Lange found himself in another jam after conceding a leadoff double in the eighth, but after a groundout moved the runner over, he recorded his 12th strikeout of the night and induced a groundball to escape the jam and inject life into the crowd.

“If you pitch yourself into a jam, you have to get out of it or else it’s going to be a short night for you,” Lange said of his many daring escapes in a losing effort.

LSU carried that momentum into the bottom half of the eighth with Beau Jordan’s first pitch Texas Leaguer into left field to really get the crowd rolling. But that momentum was soon snuffed out with Jake Slaughter’s double play ball to short. Papierski walked after the deflating two out play but that would be all for LSU.

Lange was pulled for the ninth inning after his 12 strikeouts to one walk on nine hits, only one of which scored runs. In came Matthew Beck, and then the wheels came off. An error from Cole Freeman on an easy grounder let the leadoff man on and then a single and walk loaded them up with no outs. Beck struck out the next man up, but gave up a two run single that allowed the Aggies to double their lead. Beck was pulled for Nick Bush, who got out of the inning without any further damage, but the hole was too deep.

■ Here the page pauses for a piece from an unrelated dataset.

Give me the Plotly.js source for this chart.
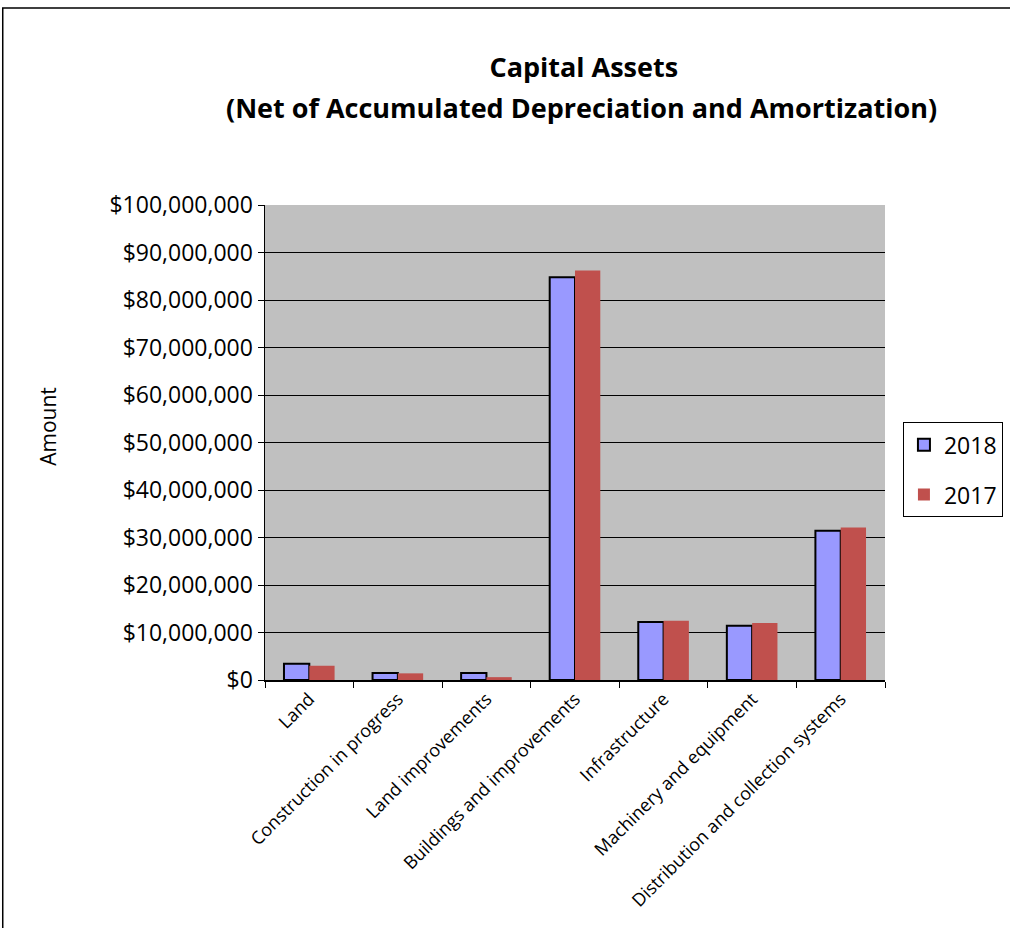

“I still felt confident going into the ninth inning that if we would have held them there in the ninth with a two run lead that sooner or later we would have come out of it,” said Mainieri. “But unfortunately we gave up the two runs that separated the game and couldn’t come out of it.

The LSU ninth began with a leadoff single from Cole Freeman and he promptly moved to second on defensive indifference, the first time a Tiger reached scoring position all night. Freeman moved to third on a pop out but couldn’t cross home as the Tiger offense ran dry to end the game.

LSU is in the middle of a troubling offensive rut, and for whatever reason this one looks especially difficult to climb out of. In times like these, Mainieri is looking for anything to tick favor and momentum LSU’s way.

“We just got to get some confidence going,” Mainieri explained after the game. “And obviously the older guys have to lead the way. They have to step up and be the guys for us. To score runs, it takes one through nine. Through tonight, we haven’t been aggressive enough and need to be more confident.”

“This happens,” Kramer Robertson replied when asked about the team’s struggles. “Each yeah that I’ve been here, I’ve been through it. There always seems to be a point where we struggle a little offensively. But every year we’ve come out of it.”

And then Kramer Robertson the leader emerged. “I need to relay that message to some of the younger guys. It’s baseball, it’s a cruel sport, and it can break you and rub your face in the dirt.”

“Tough times don’t last, tough people do,” Robertson ended with, a sentiment that his coach echoed.

“Feeling sorry for yourself is not going to get the job done. You got to go up there and get back after it.”